Many things in life are done under the influence of money; TV shows and movie sequels are no different. Producers know that if they create another run of "Full House" (even 24 years later), it will do very well; we just can't get enough of the Tanner's. I loved the show as much as the next person, but I feel that the reboot ("Fuller House") falls short because of several factors. Some of these include but are not limited to, the aging cast, and many of the cast members not appearing on the show (or potentially headed for jail). Expectations for these reboots are so high, it makes it nearly impossible to come close to the original series. Streaming services have nothing to lose, since they are more subscription-based, rather than ratings-based.

There are some exceptions to my argument, especially when shows don't exactly have an ending. There was a lot of talk surrounding the cancellation of "Gilmore Girls" because the writer had three words that she wanted to use in the series finale; they never made it onto that final broadcast. That is until the four-part series on Netflix came out a few years ago. We then learned those last three words Amy Sherman-Palladino had saved for us (I won't spoil it for you). In my opinion, "Gilmore Girls" did deserve the sequel, but it still did not give me psychological closure.
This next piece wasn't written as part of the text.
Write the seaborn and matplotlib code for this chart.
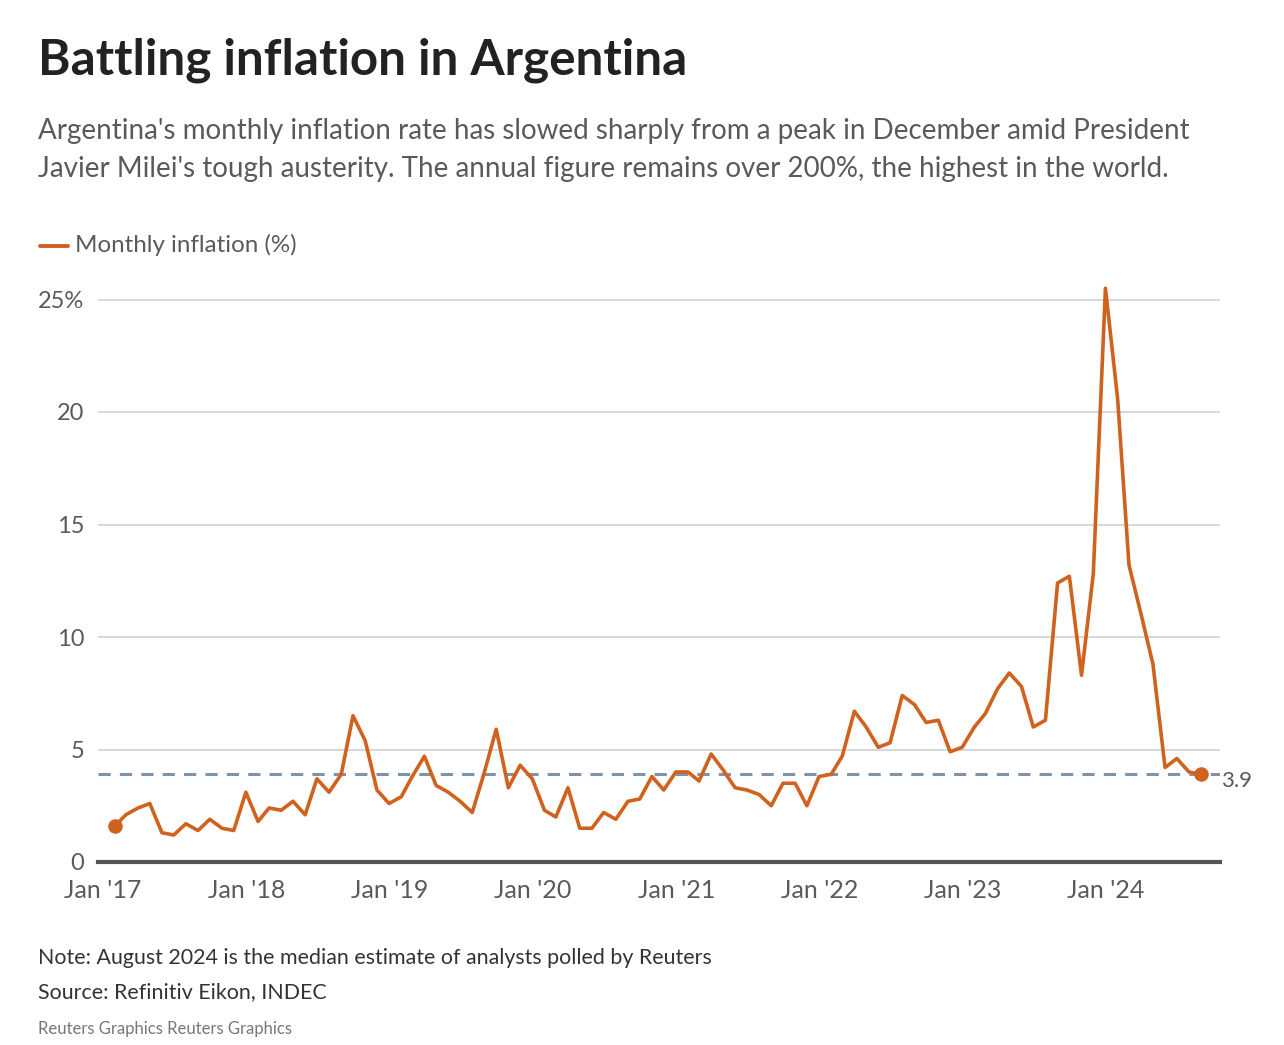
import pandas as pd
import matplotlib.pyplot as plt
from matplotlib.lines import Line2D
import seaborn as sns

# monthly inflation (%), Jan 2017 - Aug 2024 (Aug 2024 = analysts' median estimate)
values_2017 = [1.6, 2.1, 2.4, 2.6, 1.3, 1.2, 1.7, 1.4, 1.9, 1.5, 1.4, 3.1]
values_2018 = [1.8, 2.4, 2.3, 2.7, 2.1, 3.7, 3.1, 3.9, 6.5, 5.4, 3.2, 2.6]
values_2019 = [2.9, 3.8, 4.7, 3.4, 3.1, 2.7, 2.2, 4.0, 5.9, 3.3, 4.3, 3.7]
values_2020 = [2.3, 2.0, 3.3, 1.5, 1.5, 2.2, 1.9, 2.7, 2.8, 3.8, 3.2, 4.0]
values_2021 = [4.0, 3.6, 4.8, 4.1, 3.3, 3.2, 3.0, 2.5, 3.5, 3.5, 2.5, 3.8]
values_2022 = [3.9, 4.7, 6.7, 6.0, 5.1, 5.3, 7.4, 7.0, 6.2, 6.3, 4.9, 5.1]
values_2023 = [6.0, 6.6, 7.7, 8.4, 7.8, 6.0, 6.3, 12.4, 12.7, 8.3, 12.8, 25.5]
values_2024 = [20.6, 13.2, 11.0, 8.8, 4.2, 4.6, 4.0, 3.9]

inflation = (values_2017 + values_2018 + values_2019 + values_2020
             + values_2021 + values_2022 + values_2023 + values_2024)
months = pd.date_range("2017-01-31", periods=len(inflation), freq="ME")
latest = inflation[-1]

y_ticks = [0, 5, 10, 15, 20, 25]
y_labels = ["0", "5", "10", "15", "20", "25%"]
x_years = [2017, 2018, 2019, 2020, 2021, 2022, 2023, 2024]
x_labels = ["Jan '17", "Jan '18", "Jan '19", "Jan '20", "Jan '21", "Jan '22", "Jan '23", "Jan '24"]

df = pd.DataFrame({"month": months, "inflation": inflation})

ORANGE = "#d0621f"
GREY = "#5a5a5a"
DASH = "#7d92ad"

sns.set_theme(style="white")
plt.rcParams["font.family"] = ["Lato", "DejaVu Sans"]

W, H = 1284, 1045
fig = plt.figure(figsize=(W / 100, H / 100), dpi=100)
ax = fig.add_axes([98 / W, 1 - 862 / H, (1220 - 98) / W, (862 - 277) / H])

for t in y_ticks[1:]:
    ax.axhline(t, color="#d4d4d4", lw=1.3, zorder=0)
ax.axhline(latest, color=DASH, lw=2.2, ls=(0, (4, 3)), zorder=1)

sns.lineplot(data=df, x="month", y="inflation", color=ORANGE, lw=2.6, ax=ax, zorder=3)
ends = df.iloc[[0, -1]]
ax.scatter(ends["month"], ends["inflation"], s=110, color=ORANGE, zorder=4, linewidths=0)

ax.set_xlim(pd.Timestamp("2016-12-19"), pd.Timestamp("2024-10-18"))
ax.set_ylim(0, 26)
ax.set_yticks(y_ticks)
ax.set_yticklabels(y_labels)
ax.set_xticks([pd.Timestamp(f"{y}-01-01") for y in x_years])
ax.set_xticklabels(x_labels)
ax.tick_params(axis="both", length=0, labelcolor=GREY)
ax.tick_params(axis="y", pad=10, labelsize=17)
ax.tick_params(axis="x", pad=12, labelsize=18)
ax.set_xlabel("")
ax.set_ylabel("")
for side in ["top", "right", "left"]:
    ax.spines[side].set_visible(False)
ax.spines["bottom"].set_color("#555555")
ax.spines["bottom"].set_linewidth(3)

ax.annotate(f"{latest}", xy=(1.0, latest), xycoords=("axes fraction", "data"),
            xytext=(1, -5), textcoords="offset points", va="center", ha="left",
            fontsize=16, color=GREY)

# header
fig.text(38 / W, 1 - 60 / H, "Battling inflation in Argentina", fontsize=35.6,
         fontweight="bold", color="#222222", va="center", ha="left")
fig.text(38 / W, 1 - 131 / H,
         "Argentina's monthly inflation rate has slowed sharply from a peak in December amid President",
         fontsize=20, color=GREY, va="center", ha="left")
fig.text(38 / W, 1 - 169 / H,
         "Javier Milei's tough austerity. The annual figure remains over 200%, the highest in the world.",
         fontsize=20, color=GREY, va="center", ha="left")

# legend
fig.add_artist(Line2D([40 / W, 68 / W], [1 - 246 / H, 1 - 246 / H], color=ORANGE, lw=2.8))
fig.text(75 / W, 1 - 245 / H, "Monthly inflation (%)", fontsize=17.4, color=GREY,
         va="center", ha="left")

# footer
fig.text(38 / W, 1 - 958 / H, "Note: August 2024 is the median estimate of analysts polled by Reuters",
         fontsize=15.4, color="#333333", va="center", ha="left")
fig.text(38 / W, 1 - 992 / H, "Source: Refinitiv Eikon, INDEC",
         fontsize=15.4, color="#333333", va="center", ha="left")
fig.text(38 / W, 1 - 1029 / H, "Reuters Graphics Reuters Graphics",
         fontsize=12, color="#777777", va="center", ha="left")

fig.savefig("out.png", dpi=100, facecolor="white")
With the increased amount of reboots these days, it leaves me wondering if the show creators are even thinking outside the box, since rebooting a series can be "viewed" (no pun intended) as taking the easy way out. Instead of trying to create new content that someday could be considered classics, they are taking old classics and revamping them. While it may seem like a no-lose situation, the bar has already been set so high that it's almost impossible to surpass. On the other hand, some audiences are not as harsh as me and are willing to take what they can get.